I have been with my spouse for 4 years now. He was addicted to Lortab and Xanax, but stopped as soon as we met. I thought I had changed him, but within the past year or so I've discovered that he has gotten back into the drugs heavily. He has stolen over $10,000 from his family's company to buy them, has taken out several secret credit cards in my name, and has even taken out cash advances to support the habit. We lost our apartment because he was not paying the rent as he had said, and are living with his parents. His mother and I confronted him about it, but he denies it. He has also been recently creating his own form of the drug Etizolam, similar to xanax. He has tried to kill me several times while on this horrible substance. I am wondering if it is worth staying to help him at this point. How can I go about getting him out of this situation? I love him with all of my heart, but this is becoming a constant struggle in my life that I have grown weary of fighting. Please give me advice as to what I can do to help him as well as myself. Thanks.

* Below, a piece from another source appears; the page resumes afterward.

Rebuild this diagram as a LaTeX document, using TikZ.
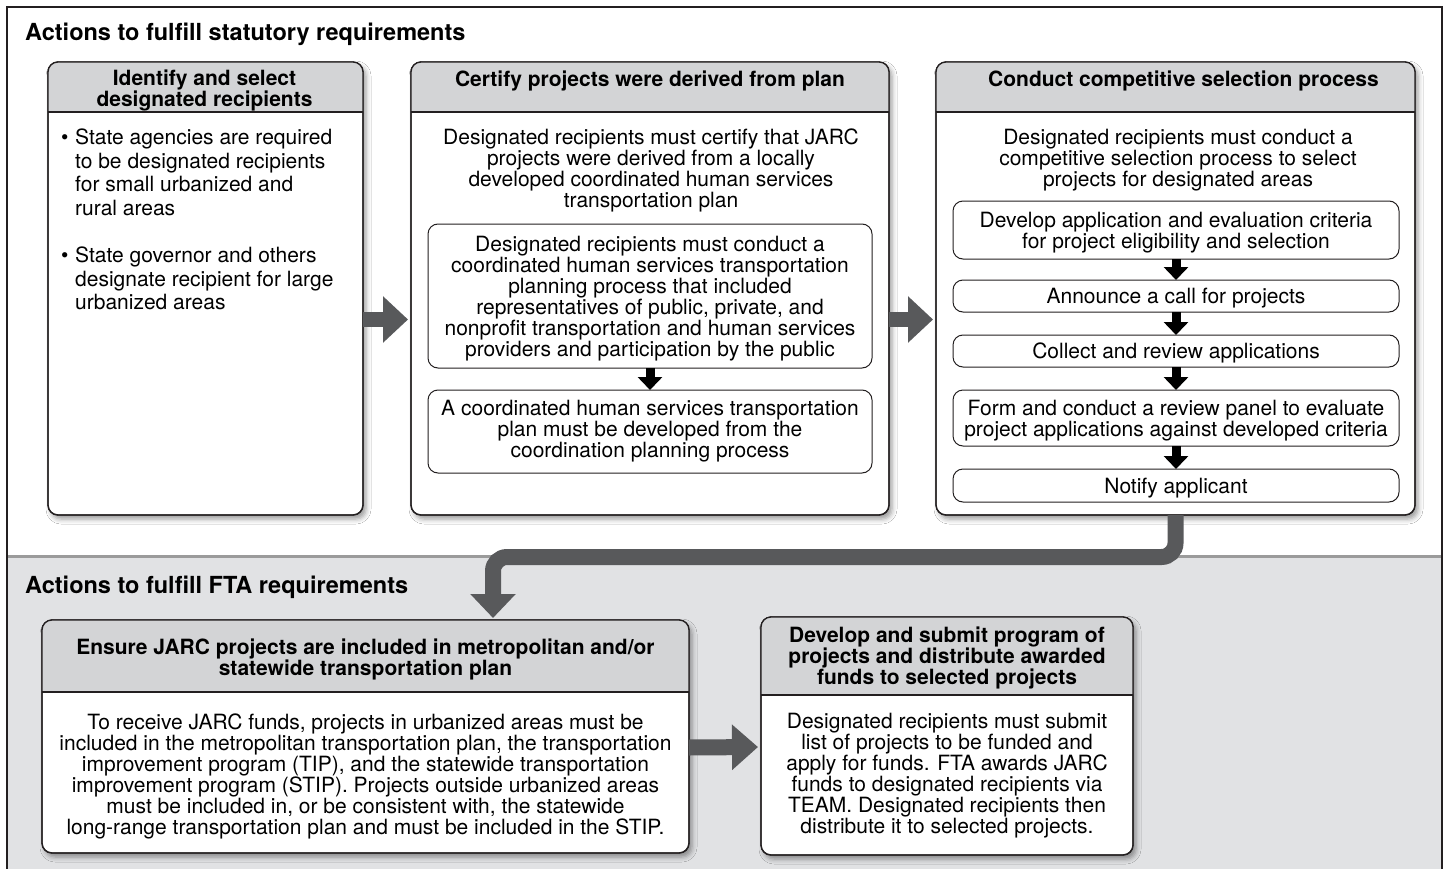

From the little you shared, you and his patents need to cut him off. You all are paying for his consequences. It sounds cruel, but it may just save his life. If he says he doesn't want help, don't give him any, none. No food, no shelter, no money, absolutely cut him off. All of you have to do it at once. At his level of addiction, he may come to his senses real fast and crawl back asking for help. Then you can support him totally, but he has to do the work and do it for himself. I had to scare myself straight. The last time I almost died my wife refused to give me CPR again. I finally asked for help and our family is getting better and better now. Tough love is often the best people can do, very hard to do, but it saved my life for sure. Sorry I don't have an easier answer.
I agree with weaver..Addiction is a serious disease. It has a lot to do with the Brain..He can only do this for him self. If he would only admit he has a SERIOUS problem then maybe he could go into Treatment..That is only the first candle on the Cake..He will have to change People, Places and Things in his Life so he will not be Triggered into using.
What you can do is get all the Videos and information you can about this Addiction..You can type it up and you will see alot..I got a video called the "Diseases of Addiction and the Pleasure Pathway beyond Willpower". I also have a lot of info printed out from Addiction Drs. I myself am the Addict in my Family but this info helped them to understand and give me time to heal during my Detox and the Support I need now. I wish you the Best and just know it has NOTHING to do with you or any of his Family..We love to blame it on everything and everybody other then us.
I'm sorry but is that really how you want to live your life? I understand addiction is a disease but everyone has a choice and so do you. Leave him and make when he's sober you can try again..sometimes tuff love is the best love.